Exercise objective
Beginning with the line that contains "Rebuild this chart", retype the entries below exactly, ending with the line that contains "-106.5, -107, -105.5, -103]". Leave out any pictures.

Records for processing
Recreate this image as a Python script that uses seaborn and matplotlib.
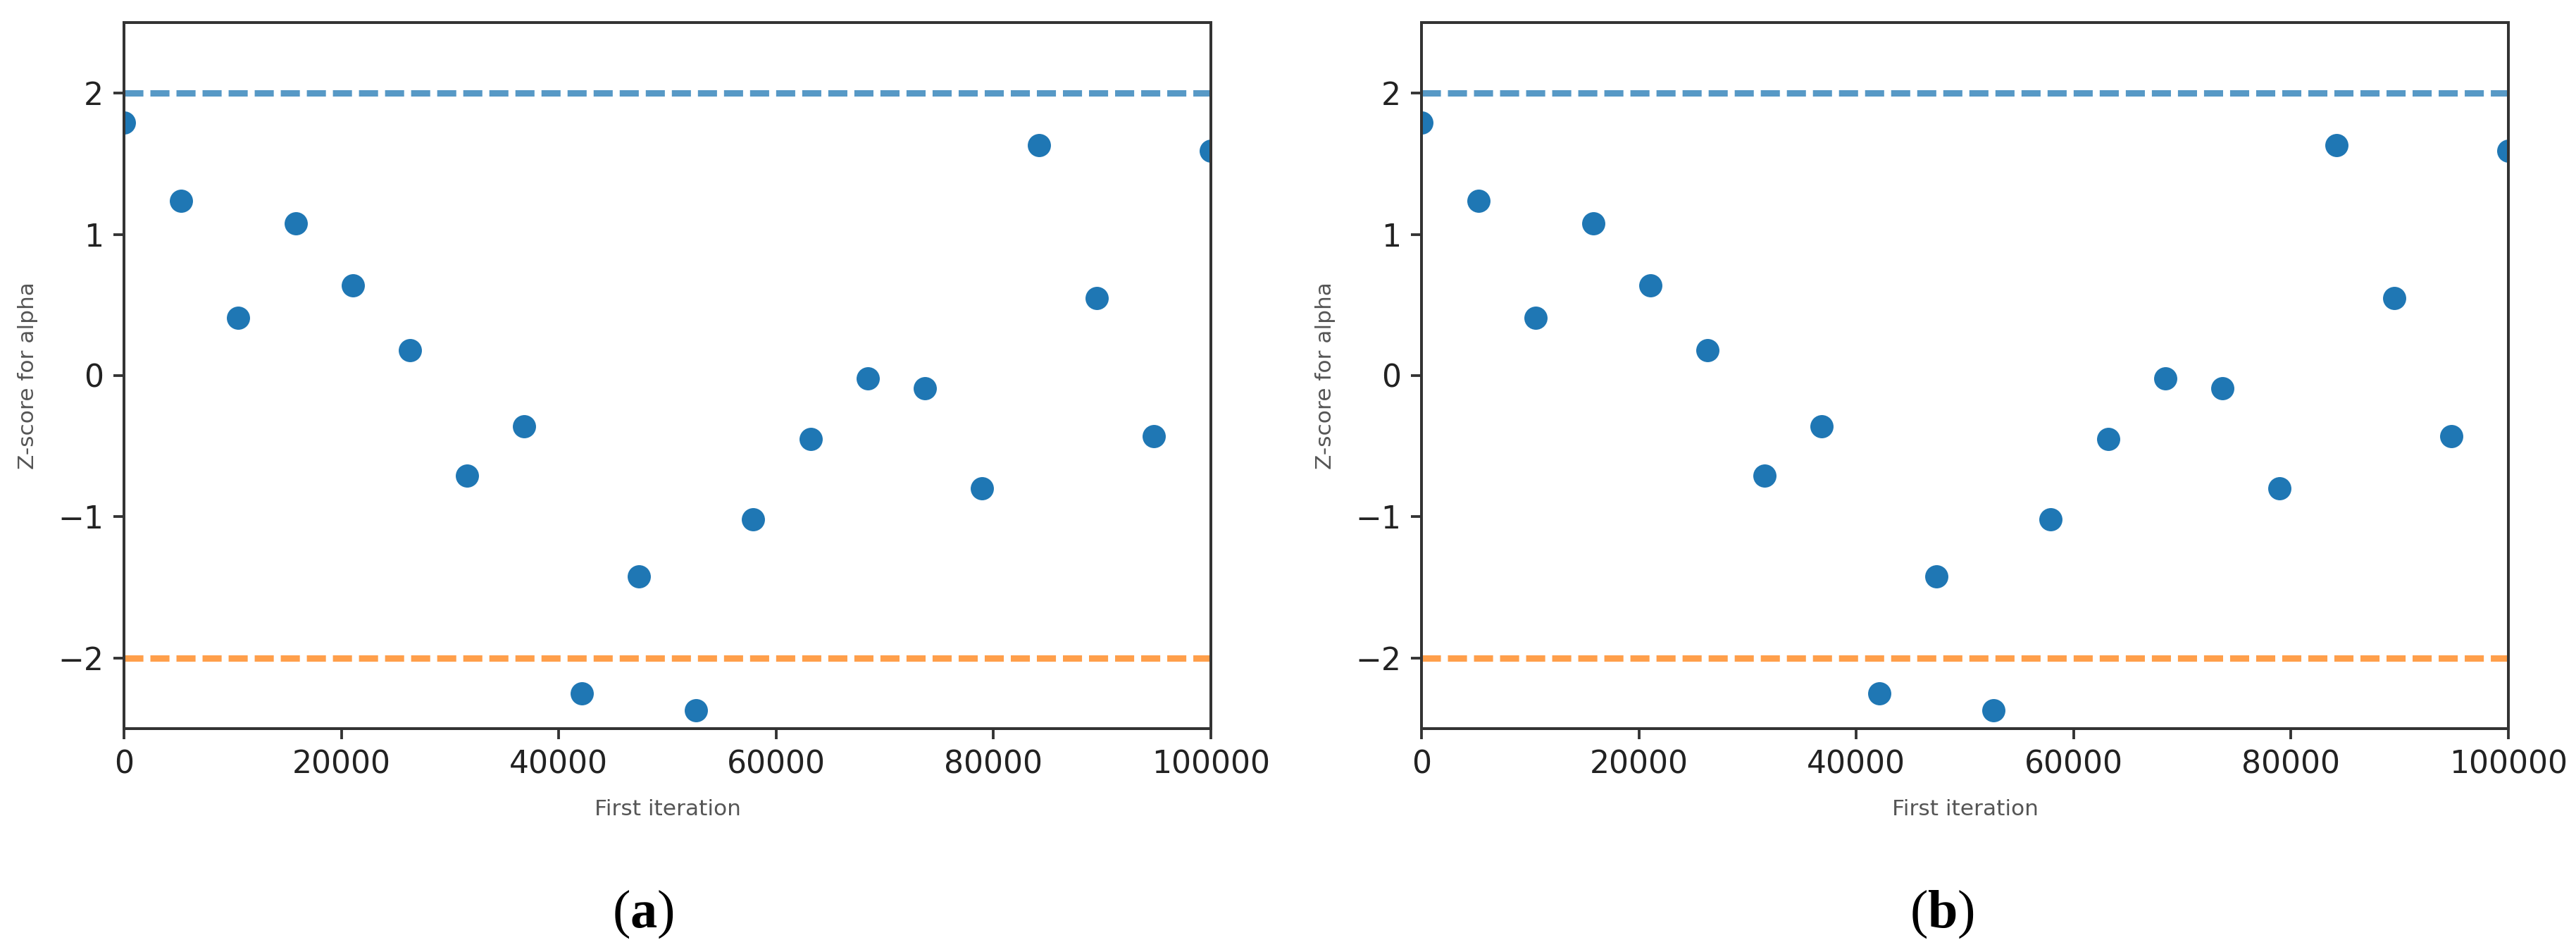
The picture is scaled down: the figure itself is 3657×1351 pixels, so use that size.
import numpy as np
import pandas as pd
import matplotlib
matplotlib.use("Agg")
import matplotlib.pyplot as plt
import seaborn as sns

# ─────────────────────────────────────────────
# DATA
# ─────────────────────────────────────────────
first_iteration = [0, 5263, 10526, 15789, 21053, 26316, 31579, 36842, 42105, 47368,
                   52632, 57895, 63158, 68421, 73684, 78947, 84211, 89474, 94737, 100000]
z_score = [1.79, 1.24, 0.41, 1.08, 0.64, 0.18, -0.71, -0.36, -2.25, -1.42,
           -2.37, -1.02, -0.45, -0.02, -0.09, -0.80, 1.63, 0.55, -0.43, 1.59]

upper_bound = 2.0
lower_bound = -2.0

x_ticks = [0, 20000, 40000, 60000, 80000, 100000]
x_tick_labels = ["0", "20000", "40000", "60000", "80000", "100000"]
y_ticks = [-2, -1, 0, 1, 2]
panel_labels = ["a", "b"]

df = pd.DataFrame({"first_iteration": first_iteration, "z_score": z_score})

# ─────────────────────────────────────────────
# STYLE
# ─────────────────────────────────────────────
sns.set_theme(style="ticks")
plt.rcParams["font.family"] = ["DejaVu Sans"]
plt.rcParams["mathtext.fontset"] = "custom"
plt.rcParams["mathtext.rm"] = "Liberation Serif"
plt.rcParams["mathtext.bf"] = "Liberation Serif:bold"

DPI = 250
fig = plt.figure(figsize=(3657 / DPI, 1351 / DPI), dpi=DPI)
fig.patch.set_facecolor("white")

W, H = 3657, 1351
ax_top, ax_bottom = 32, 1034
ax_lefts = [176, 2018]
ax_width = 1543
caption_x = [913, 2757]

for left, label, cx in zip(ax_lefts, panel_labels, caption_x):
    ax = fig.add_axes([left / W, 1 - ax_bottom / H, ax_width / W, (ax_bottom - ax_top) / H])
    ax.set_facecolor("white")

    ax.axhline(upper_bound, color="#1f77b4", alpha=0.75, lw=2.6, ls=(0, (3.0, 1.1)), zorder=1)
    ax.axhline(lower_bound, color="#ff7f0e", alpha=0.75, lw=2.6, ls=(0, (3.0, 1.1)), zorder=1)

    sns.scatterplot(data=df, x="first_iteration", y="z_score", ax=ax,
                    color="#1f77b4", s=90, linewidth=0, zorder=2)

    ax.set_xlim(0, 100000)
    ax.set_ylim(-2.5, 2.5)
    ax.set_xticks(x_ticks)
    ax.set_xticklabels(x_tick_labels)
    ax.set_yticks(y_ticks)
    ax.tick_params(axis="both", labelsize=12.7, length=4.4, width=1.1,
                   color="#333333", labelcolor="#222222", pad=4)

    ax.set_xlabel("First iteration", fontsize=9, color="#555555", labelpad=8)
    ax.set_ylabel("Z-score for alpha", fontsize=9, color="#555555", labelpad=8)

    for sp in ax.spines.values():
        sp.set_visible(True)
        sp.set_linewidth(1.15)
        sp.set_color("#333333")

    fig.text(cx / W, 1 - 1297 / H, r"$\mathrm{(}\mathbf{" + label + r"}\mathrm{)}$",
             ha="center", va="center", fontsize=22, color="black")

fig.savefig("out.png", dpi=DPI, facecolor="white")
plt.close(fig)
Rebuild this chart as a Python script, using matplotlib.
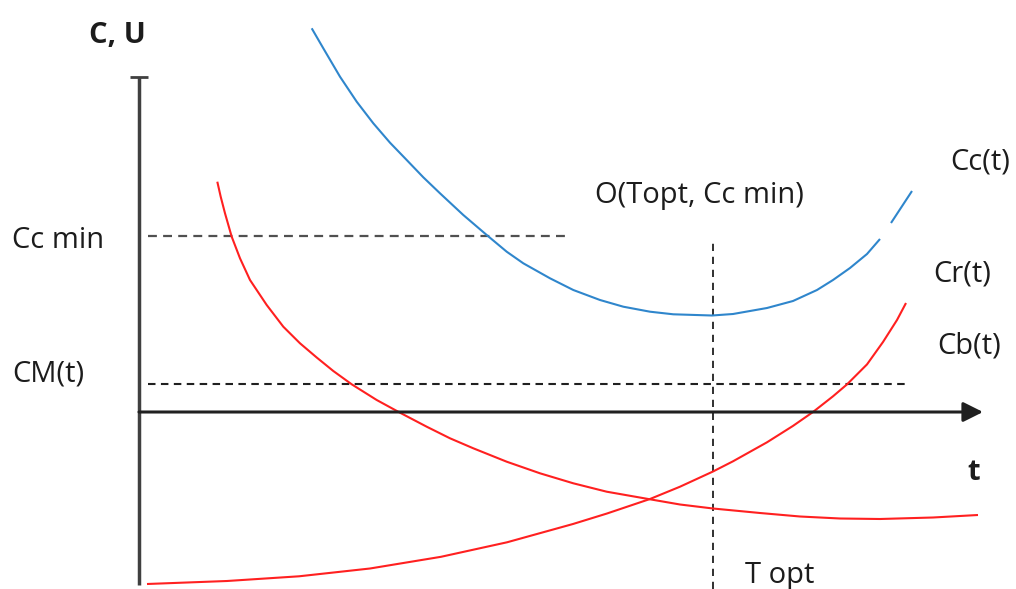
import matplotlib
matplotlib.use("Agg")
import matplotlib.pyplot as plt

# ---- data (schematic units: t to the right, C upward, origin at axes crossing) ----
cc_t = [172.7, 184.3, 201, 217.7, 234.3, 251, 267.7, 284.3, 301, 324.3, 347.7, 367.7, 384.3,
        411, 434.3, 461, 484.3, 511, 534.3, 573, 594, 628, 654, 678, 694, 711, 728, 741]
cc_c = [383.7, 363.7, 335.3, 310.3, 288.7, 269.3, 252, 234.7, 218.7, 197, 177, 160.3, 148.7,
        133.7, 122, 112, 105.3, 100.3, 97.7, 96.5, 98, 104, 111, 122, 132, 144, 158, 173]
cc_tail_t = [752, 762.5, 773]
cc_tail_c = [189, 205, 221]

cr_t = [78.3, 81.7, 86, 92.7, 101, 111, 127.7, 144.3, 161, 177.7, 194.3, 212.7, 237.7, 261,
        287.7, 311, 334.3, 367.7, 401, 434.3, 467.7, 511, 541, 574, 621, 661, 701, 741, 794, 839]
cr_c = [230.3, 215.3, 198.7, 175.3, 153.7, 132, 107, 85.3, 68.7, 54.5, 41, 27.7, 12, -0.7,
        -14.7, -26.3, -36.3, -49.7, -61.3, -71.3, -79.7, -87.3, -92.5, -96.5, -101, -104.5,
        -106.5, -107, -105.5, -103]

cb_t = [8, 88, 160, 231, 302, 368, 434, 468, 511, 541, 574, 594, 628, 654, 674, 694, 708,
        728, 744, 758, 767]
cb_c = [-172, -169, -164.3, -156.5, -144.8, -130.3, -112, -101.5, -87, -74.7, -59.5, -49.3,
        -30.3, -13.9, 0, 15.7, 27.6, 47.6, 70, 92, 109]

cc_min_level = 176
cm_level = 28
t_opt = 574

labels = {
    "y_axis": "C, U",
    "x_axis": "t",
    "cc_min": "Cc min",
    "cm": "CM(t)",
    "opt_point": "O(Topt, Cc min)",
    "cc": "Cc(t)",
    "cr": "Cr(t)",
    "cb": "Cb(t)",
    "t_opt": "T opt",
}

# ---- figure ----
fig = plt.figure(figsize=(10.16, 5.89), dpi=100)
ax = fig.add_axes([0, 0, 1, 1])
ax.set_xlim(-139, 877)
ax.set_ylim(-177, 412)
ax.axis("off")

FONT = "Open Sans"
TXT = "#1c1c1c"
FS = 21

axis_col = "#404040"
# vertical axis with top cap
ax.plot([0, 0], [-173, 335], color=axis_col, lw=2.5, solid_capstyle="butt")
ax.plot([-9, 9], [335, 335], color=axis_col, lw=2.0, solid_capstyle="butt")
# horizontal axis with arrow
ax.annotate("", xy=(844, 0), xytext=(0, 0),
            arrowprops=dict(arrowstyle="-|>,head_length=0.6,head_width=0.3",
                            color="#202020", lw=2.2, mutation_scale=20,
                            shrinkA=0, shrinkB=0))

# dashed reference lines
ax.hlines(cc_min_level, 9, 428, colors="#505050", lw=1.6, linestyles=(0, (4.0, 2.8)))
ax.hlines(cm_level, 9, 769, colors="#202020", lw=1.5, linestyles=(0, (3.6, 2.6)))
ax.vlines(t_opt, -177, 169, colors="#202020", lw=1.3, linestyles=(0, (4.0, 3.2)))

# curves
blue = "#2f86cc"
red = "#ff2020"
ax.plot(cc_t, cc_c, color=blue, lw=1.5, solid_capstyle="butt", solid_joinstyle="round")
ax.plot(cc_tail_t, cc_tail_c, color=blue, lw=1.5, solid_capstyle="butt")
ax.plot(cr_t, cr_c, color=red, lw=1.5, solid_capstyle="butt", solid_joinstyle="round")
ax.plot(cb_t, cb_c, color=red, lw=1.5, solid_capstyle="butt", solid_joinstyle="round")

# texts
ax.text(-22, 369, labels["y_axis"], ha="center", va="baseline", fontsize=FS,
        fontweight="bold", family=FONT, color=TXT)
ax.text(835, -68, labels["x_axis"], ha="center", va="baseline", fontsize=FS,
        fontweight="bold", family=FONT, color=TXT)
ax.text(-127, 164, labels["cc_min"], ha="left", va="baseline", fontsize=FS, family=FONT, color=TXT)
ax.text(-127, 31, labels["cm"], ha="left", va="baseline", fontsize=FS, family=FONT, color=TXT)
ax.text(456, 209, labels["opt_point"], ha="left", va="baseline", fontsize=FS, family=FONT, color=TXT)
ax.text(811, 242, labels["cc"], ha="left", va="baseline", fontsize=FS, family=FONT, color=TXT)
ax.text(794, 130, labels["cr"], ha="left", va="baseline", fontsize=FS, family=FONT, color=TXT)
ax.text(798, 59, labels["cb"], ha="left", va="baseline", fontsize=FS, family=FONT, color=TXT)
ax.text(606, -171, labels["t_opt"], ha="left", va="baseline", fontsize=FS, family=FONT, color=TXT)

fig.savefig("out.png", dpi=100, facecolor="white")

Exercise result
Rebuild this chart as a Python script, using matplotlib.
import matplotlib
matplotlib.use("Agg")
import matplotlib.pyplot as plt

# ---- data (schematic units: t to the right, C upward, origin at axes crossing) ----
cc_t = [172.7, 184.3, 201, 217.7, 234.3, 251, 267.7, 284.3, 301, 324.3, 347.7, 367.7, 384.3,
        411, 434.3, 461, 484.3, 511, 534.3, 573, 594, 628, 654, 678, 694, 711, 728, 741]
cc_c = [383.7, 363.7, 335.3, 310.3, 288.7, 269.3, 252, 234.7, 218.7, 197, 177, 160.3, 148.7,
        133.7, 122, 112, 105.3, 100.3, 97.7, 96.5, 98, 104, 111, 122, 132, 144, 158, 173]
cc_tail_t = [752, 762.5, 773]
cc_tail_c = [189, 205, 221]

cr_t = [78.3, 81.7, 86, 92.7, 101, 111, 127.7, 144.3, 161, 177.7, 194.3, 212.7, 237.7, 261,
        287.7, 311, 334.3, 367.7, 401, 434.3, 467.7, 511, 541, 574, 621, 661, 701, 741, 794, 839]
cr_c = [230.3, 215.3, 198.7, 175.3, 153.7, 132, 107, 85.3, 68.7, 54.5, 41, 27.7, 12, -0.7,
        -14.7, -26.3, -36.3, -49.7, -61.3, -71.3, -79.7, -87.3, -92.5, -96.5, -101, -104.5,
        -106.5, -107, -105.5, -103]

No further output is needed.